Roll tightly. This helps the roll hold its shape.
Equipment required
Stand Mixer: While not required, a stand mixer with a hook attachment makes easy work of dough making!
Rolling Pin: My favorite type of rolling pin is a French rolling pin, as I find it gives the most control.
How to store the cinnamon rolls
Fridge: I personally prefer to store my frosted cookies and cream cinnamon rolls in the fridge. I know some places say room temperature is fine, but I prefer to air on the side of caution, and store them in the fridge in an airtight container. A quick microwave will make these oreo rolls nice, warm and gooey again!
Freezer: The UNBAKED rolls can be frozen in a freezer bag for 4-6 weeks. The baked rolls can be frozen in a freezer bag too, but they may lose some of their softness with freezing.
FAQ
Yes! You can make these as overnight cookies and cream rolls by placing the freshly sliced rolls into your prepared baking pan. Cover the top with plastic wrap, then place into the fridge overnight (8-12 hours). The next morning, bring the rolls out of the fridge and allow them to rise for 1-2 hours in a warm place, then bake as normal!
The UNBAKED rolls can be frozen in a freezer bag for 4-6 weeks. The baked rolls can be frozen in a freezer bag too, but they may lose some of their softness with freezing.
Yes, see the instructions for overnight rolls 2 questions up, or the instructions for freezing unbaked rolls 1 question up.
Yes, you’ll just have to bloom the yeast first. You can do this by warming the milk to about 105°F, adding the yeast, stirring, and allowing it to sit for 10 minutes.
Yes, the rolls will be chewier and more dense though.
Your yeast is likely expired, or you added in something (melted butter, tangzhong, or milk) too hot into the dough (yeast dies at 120°F).
This dough is definitely on the stickier side, but if it seems too sticky to work with, slowly add more flour 1 tbsp at a time until it becomes more workable.
Related recipes
Pistachio Rosewater Cinnamon Rolls
Chocolate SunButter Cinnamon Rolls
Recipe
Get the Recipe: Oreo Cookies and Cream Chocolate Cinnamon Rolls
Ingredients
Tangzhong
- 1/4 cup + 2 tsp (70g) Water
- 1/4 cup + 2 tsp (70g) Milk
- 3 tbsp (25g) All Purpose Flour
Dough
- 4 cups + 2 tbsp (495g) All Purpose Flour
- 3 tbsp (38g) White Sugar
- 1 tsp Salt
- 1 tbsp Instant Yeast
- 3/4 cup (180g) Whole Milk
- 2 Large Eggs
- 6 tbsp (85g) Unsalted Butter,, melted
- 1/4 cup (30g) Oreo crumbs
Filling
- 6 tbsp (85g) Unsalted Butter,, softened
- 1/2 cup (110g) Light Brown Sugar
- 1 tbsp Cocoa Powder, (preferably Dutch cocoa)
- 1 tbsp Cinnamon
- 1 cup Crushed Oreos Cookies, (about 10 cookies)
Cream Cheese Frosting
- 1/2 cup (120g) Cream Cheese,, softened
- 1/2 cup (114g) Unsalted Butter,, softened
- 1 cup (120g) Confectioners Sugar
- 1 tsp Vanilla
- 1/4 cup (60g) Heavy Cream or Whole Milk
- 1 tbsp Oreo Crumbs
Equipment
- Stand mixer
Instructions
Tangzhong
- Add the flour, water and milk to a small sauce pan. Whisk until smooth, then turn heat to medium. Continue whisking while it heats. Once the tangzhong has thickened (should be thick enough that whisking leaves streaks), remove it from the heat to cool until just warm.
Dough
- Add the flour, sugar, salt, yeast, milk, eggs, butter and tangzhong to a stand mixer. Knead with hook attachment for 15-20 minutes. Lastly, add in oreo crumbs, then knead until just combined into the dough. The dough should be smooth but will also be very soft and slightly sticky.

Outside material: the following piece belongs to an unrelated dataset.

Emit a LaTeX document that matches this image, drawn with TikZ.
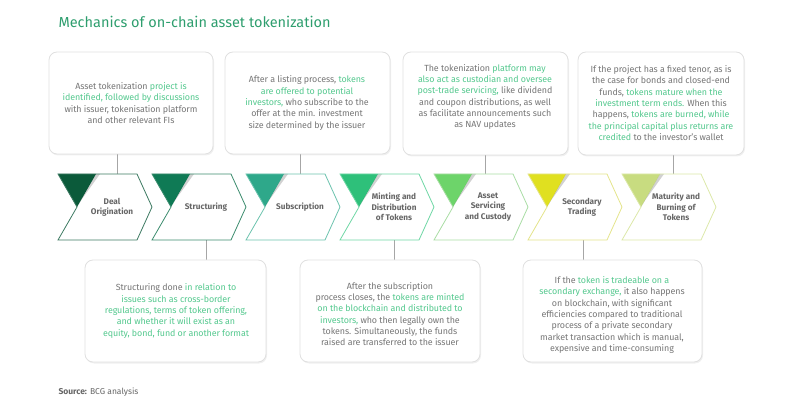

- Place dough in oiled bowl, cover with plastic, and place into a warm place to rise for an hour or until double in size.
- After the dough is doubled, punch it down, then roll the dough out to be about 12×16”, with the long side facing you. Spread butter across the dough (leave a ½” strip bare along the top).
- In a bowl, mix together cinnamon, brown sugar, dutch cocoa, and oreo pieces. Sprinkle this overtop of the buttered dough.
- From the longside (facing you), roll the dough up tightly into a log. Use string, floss or a sharp serrated knife to slice 12 rolls. Place rolls into a 9×12” pan sprayed with cooking spray and lined with parchment, then cover with plastic, and allow to rise for another hour.
- Preheat oven to 350°F.
- Remove plastic and place the risen rolls into the oven to bake for 20-22 minutes. Frost the rolls when still warm.
Cream Cheese Frosting
- Add all of the cream cheese glaze ingredients to a medium mixing bowl and beat together using a hand mixer until smooth. Add to rolls while they’re still very warm, then sprinkle on more crushed oreos.